Galleon hedge fund founder Raj Rajaratnam and co-defendant Danielle Chiesi, indicted in a sweeping insider trading case, must hand over wiretap evidence to U.S. market regulators, a judge ruled on Tuesday.

As many as 14,000 interceptions of phone calls were made in the criminal investigation involving Wall Street and Silicon Valley firms that was announced in October last year.

Lawyers for Rajaratnam, Chiesi and others accused in the probe had asked U.S. District Court Judge Jed Rakoff in New York to prevent use of the recordings from the criminal probe in the civil fraud trial scheduled to start in August.
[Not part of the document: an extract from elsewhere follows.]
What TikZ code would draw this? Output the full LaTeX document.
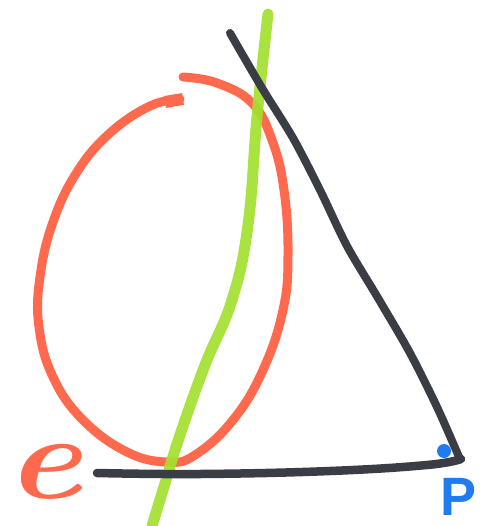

But the judge said Rajaratnam and Chiesi, who were both indicted on charges of conspiracy and securities fraud in the criminal probe, had until February 15 to provide wiretap recordings to the Securities and Exchange Commission.

The notion that only one party to a litigation should have access to some of the most important non-privileged evidence bearing directly on the case runs counter to basic principles of civil discovery in an adversary system, Rakoff's written order said in part.

While the SEC and criminal prosecutors often coordinate with each other, there are limits on the information they can share in parallel civil and criminal cases, which is why the defense was ordered to provide the material and not the prosecutors.

Prosecutors have described the case as the biggest hedge fund insider trading case in the United States.